Fra le sue cariche, Emily Harding è direttrice del programma Intelligence, National Security & Technology (INT) e vicepresidente del Dipartimento Difesa e Sicurezza presso il Center for Strategic and International Studies (CSIS), entrambi con sede a Washington.
Con l’insediamento di Donald Trump, ha ricordato Harding, gli Stati Uniti appaiono ormai rivolti a uno sviluppo incentrato sull’Intelligenza Artificiale e sulle biotecnologie.

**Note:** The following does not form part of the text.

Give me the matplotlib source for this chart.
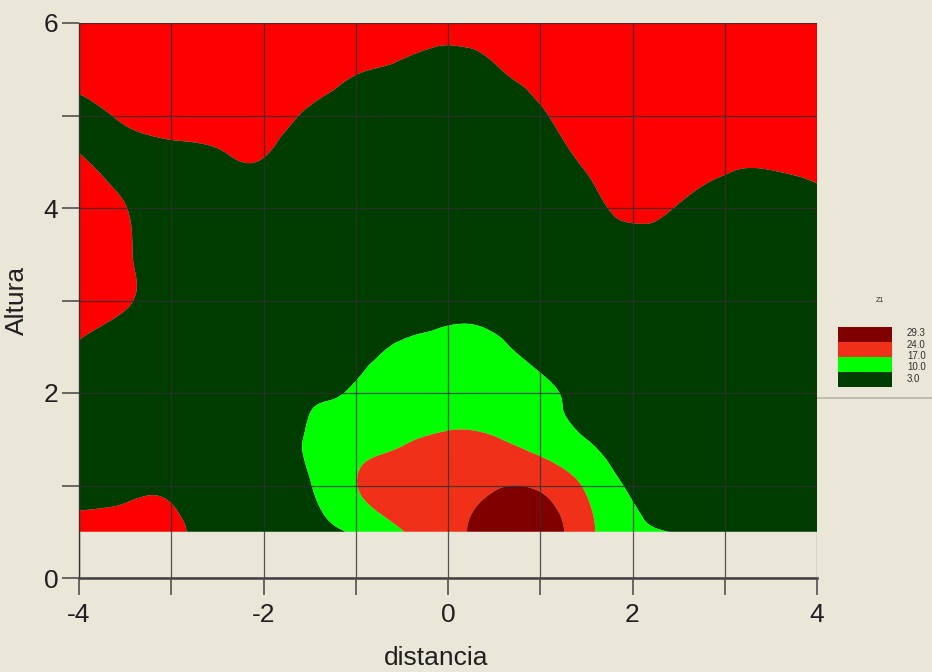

Sono priorità che la presidenza trumpiana identifica con il termine “strategic decoupling”: un reset della geo-industria mondiale che punta a separare i settori economici e tecnologici di rilevanza nazionale, in particolare americana, al fine di garantire una maggiore autonomia e sicurezza agli Stati Uniti, anche a costo di una minore integrazione globale
Probabilmente questa politica non segnerà la fine della globalizzazione, ha ricordato Alan Friedman, opinionista televisivo ed editorialista internazionale, ma probabilmente anticipa il declino dell’impero economico americano che è iniziato dopo il secondo conflitto mondiale.
Di conseguenza, come ricordato nella panel discussion finale cui hanno contribuito anche Mattia Giussani, Head of Power Origination di Sirius Energy SA, Nikolay Litvinenko, CEO di Telf AG, e James May, Head of Strategy, presso Duferco SA, ad approfittare del declino americano potrebbe essere la Cina, silenziosa ma interessata spettatrice di un disordine mondiale che probabilmente oggi è solo agli inizi.